CSDHI – L’Iran a mis en œuvre les exécutions d’au moins 582 personnes en 2022, soit 75 % de plus que l’année précédente, affirment deux groupes de défense des droits, dénonçant une « machine à exécuter » visant à « répandre la peur parmi la population » alors que des manifestations antigouvernementales ont balayé le pays.
Le nombre d’exécutions de l’année dernière est le plus élevé depuis 2015 et dépasse largement le chiffre de 333 enregistré en 2021. C’est ce qu’indiquent l’association Iran Human Rights (IHR), basée en Norvège, et l’association française Ensemble contre la peine de mort (ECPM) dans leur « Rapport annuel sur la peine de mort en Iran 2022 ».
L’Iran a été secoué par des manifestations antigouvernementales déclenchées par la mort, en septembre 2022, d’une jeune femme de 22 ans, Mahsa Amini, qui avait été arrêtée pour avoir prétendument porté son foulard de manière inappropriée.
Les autorités ont répondu au mouvement de protestation mené par les femmes par une répression féroce au cours de laquelle 520 personnes ont été tuées et plus de 20 000 ont été détenues illégalement. À l’issue de procès partiaux, le pouvoir judiciaire a prononcé des peines sévères, y compris la peine de mort, à l’encontre des manifestants. Au moins quatre jeunes hommes ont été pendus dans le cadre d’affaires liées à des manifestations, ce qui a suscité un tollé international.
Le directeur de l’IHR, Mahmood Amiry Moghaddam, a déclaré que si la réaction internationale permettait de contenir les exécutions liées aux manifestations, la République islamique poursuivait les exécutions pour d’autres motifs afin d’intimider la population.
« Afin de répandre la peur parmi la population, les autorités ont intensifié les exécutions pour des motifs non politiques. Ce sont les victimes à bas prix de la machine à exécuter de la République islamique », a-t-il ajouté.
Selon le rapport, 100 manifestants risquent toujours d’être exécutés après avoir été condamnés à mort ou avoir fait l’objet d’accusations passibles de la peine de mort.
Le rapport s’alarme de la forte augmentation du nombre d’exécutions liées à la drogue depuis l’éclatement des manifestations nationales.

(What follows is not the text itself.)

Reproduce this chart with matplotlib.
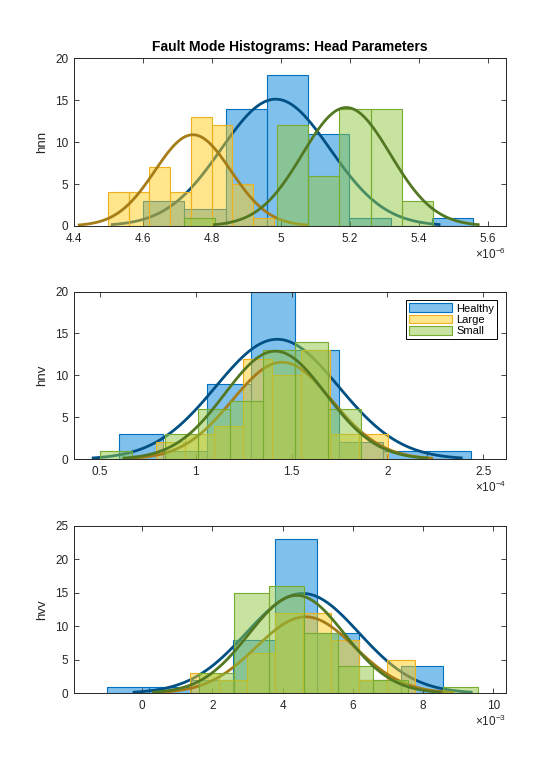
import numpy as np
import matplotlib
matplotlib.use("Agg")
import matplotlib.pyplot as plt
from matplotlib.ticker import FuncFormatter
from matplotlib.patches import Patch

plt.rcParams["font.family"] = ["Liberation Sans", "DejaVu Sans"]
plt.rcParams["mathtext.default"] = "regular"

labels = ["Healthy", "Large", "Small"]

# hnn, values in units of 1e-6
hnn_start = [4.600, 4.499, 4.7185]
hnn_width = [0.1198, 0.0600, 0.0903]
hnn_counts = [[3, 2, 14, 18, 11, 1, 0, 1],
              [4, 4, 7, 4, 13, 12, 5, 1],
              [1, 0, 0, 12, 6, 14, 14, 3]]
hnn_mu = [4.985, 4.745, 5.19]
hnn_sigma = [0.158, 0.110, 0.1275]

# hnv, values in units of 1e-4
hnv_start = [0.599, 0.795, 0.500]
hnv_width = [0.2296, 0.1509, 0.170]
hnv_counts = [[3, 1, 9, 20, 13, 2, 1, 1],
              [2, 3, 4, 12, 10, 13, 3, 3],
              [1, 0, 3, 6, 7, 13, 14, 6]]
hnv_mu = [1.425, 1.45, 1.415]
hnv_sigma = [0.320, 0.260, 0.263]

# hvv, values in units of 1e-3
hvv_start = [-0.995, 1.374, 1.61]
hvv_width = [1.194, 0.800, 0.995]
hvv_counts = [[1, 1, 2, 8, 23, 9, 2, 4],
              [3, 2, 6, 12, 12, 8, 2, 5],
              [3, 15, 16, 9, 4, 2, 0, 1]]
hvv_mu = [4.57, 4.65, 4.40]
hvv_sigma = [1.60, 1.40, 1.36]

base = np.array([[0.0, 0.447, 0.741], [0.929, 0.694, 0.125], [0.466, 0.674, 0.188]])
face = [(0.0, 0.514, 0.867), (1.0, 0.804, 0.098), (0.569, 0.788, 0.255)]

panels = [
    ("hnn", 1e-6, hnn_start, hnn_width, hnn_counts, hnn_mu, hnn_sigma,
     (4.4, 5.653), np.arange(4.4, 5.61, 0.2), 20, "-6"),
    ("hnv", 1e-4, hnv_start, hnv_width, hnv_counts, hnv_mu, hnv_sigma,
     (0.365, 2.618), np.arange(0.5, 2.51, 0.5), 20, "-4"),
    ("hvv", 1e-3, hvv_start, hvv_width, hvv_counts, hvv_mu, hvv_sigma,
     (-1.943, 10.36), np.arange(0, 10.1, 2), 25, "-3"),
]

fig = plt.figure(figsize=(5.6, 7.8), dpi=100)
bottoms = [0.7103, 0.4112, 0.1112]
dark = "#262626"

for k, (name, scale, start, width, counts, mu, sigma, xlim, xticks, ymax, expo) in enumerate(panels):
    ax = fig.add_axes([0.1321, bottoms[k], 0.7714, 0.215])
    for i in range(3):
        n = len(counts[i])
        edges = (start[i] + width[i] * np.arange(n + 1)) * scale
        ax.bar(edges[:-1], counts[i], width=np.diff(edges), align="edge",
               color=face[i], alpha=0.5, zorder=2 * i + 1)
        ax.bar(edges[:-1], counts[i], width=np.diff(edges), align="edge",
               facecolor="none", edgecolor=base[i], linewidth=0.8, zorder=2 * i + 1)
        # fitted normal curve over the three-sigma range
        x = np.linspace(mu[i] - 3 * sigma[i], mu[i] + 3 * sigma[i], 100)
        pdf = np.exp(-0.5 * ((x - mu[i]) / sigma[i]) ** 2) / (sigma[i] * np.sqrt(2 * np.pi))
        ax.plot(x * scale, sum(counts[i]) * width[i] * pdf, color=base[i] * 0.7,
                linewidth=2, zorder=2 * i + 2)

    ax.set_xlim(xlim[0] * scale, xlim[1] * scale)
    ax.set_xticks(xticks * scale)
    ax.xaxis.set_major_formatter(FuncFormatter(lambda v, p, s=scale: f"{round(v / s, 6):g}"))
    ax.set_ylim(0, ymax)
    ax.set_yticks(np.arange(0, ymax + 1, 5))
    ax.set_ylabel(name, fontsize=9.5, color=dark, labelpad=5)
    ax.tick_params(direction="in", top=True, right=True, length=3.5, width=0.6,
                   colors=dark, labelsize=8.5)
    ax.tick_params(axis="x", pad=5)
    ax.tick_params(axis="y", pad=4)
    for sp in ax.spines.values():
        sp.set_linewidth(0.7)
        sp.set_color(dark)
    ax.text(1.0, -0.17, r"$\times10^{" + expo + "}$", transform=ax.transAxes,
            ha="right", va="center", fontsize=8.5, color=dark)

    if k == 0:
        ax.set_title("Fault Mode Histograms: Head Parameters", fontsize=10,
                     fontweight="bold", pad=5, color="black")
    if k == 1:
        proxies = [Patch(facecolor=(1 - 0.5 * (1 - np.array(face[i]))), edgecolor=base[i],
                         linewidth=0.8) for i in range(3)]
        leg = ax.legend(proxies, labels, loc="upper right", fontsize=8, fancybox=False,
                        edgecolor="black", framealpha=1, handlelength=3.9, handleheight=0.85,
                        labelspacing=0.1, borderpad=0.25, handletextpad=0.35,
                        borderaxespad=0.8)
        leg.get_frame().set_linewidth(0.7)

fig.savefig("out.png", dpi=100)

Les modifications apportées en 2017 par l’Iran à la loi antidrogue ont entraîné une baisse du nombre d’exécutions liées à la drogue et du nombre total d’exécutions jusqu’en 2021.
Plus de la moitié des personnes exécutées après le début des manifestations réclamant des changements économiques, sociaux et politiques fondamentaux, et 44 % des 582 exécutions enregistrées en 2022, avaient été condamnées à mort pour des infractions liées à la drogue.
C’est plus du double du nombre enregistré en 2021 et 10 fois plus que le nombre d’exécutions liées à la drogue enregistré l’année précédente.
Raphael Chenuil-Hazan, directeur d’ECPM, a déclaré que « l’absence de réaction » de l’Office des Nations unies contre la drogue et le crime (ONUDC) et de ses États donateurs face à cette augmentation « envoie un mauvais signal aux autorités iraniennes ».
Selon les informations, la peine de mort « s’inscrit dans le cadre de la discrimination systématique et de la répression généralisée dont sont victimes les minorités ethniques d’Iran ».
Les membres de la minorité baloutche, principalement sunnite, représentent près d’un tiers de l’ensemble des exécutions dans le pays, alors qu’ils ne représentent que 6 % de la population iranienne.
Le nombre de Kurdes et d’Arabes exécutés était également disproportionné, en particulier pour des délits liés à la drogue.
Près de la moitié des exécutions (288) ont eu lieu pour meurtre, ce qui est le chiffre le plus élevé depuis plus de 15 ans, selon le rapport.
Deux personnes ont été pendues en public. Au moins trois jeunes délinquants figurent parmi les personnes exécutées, tandis qu’au moins 16 femmes ont été pendues.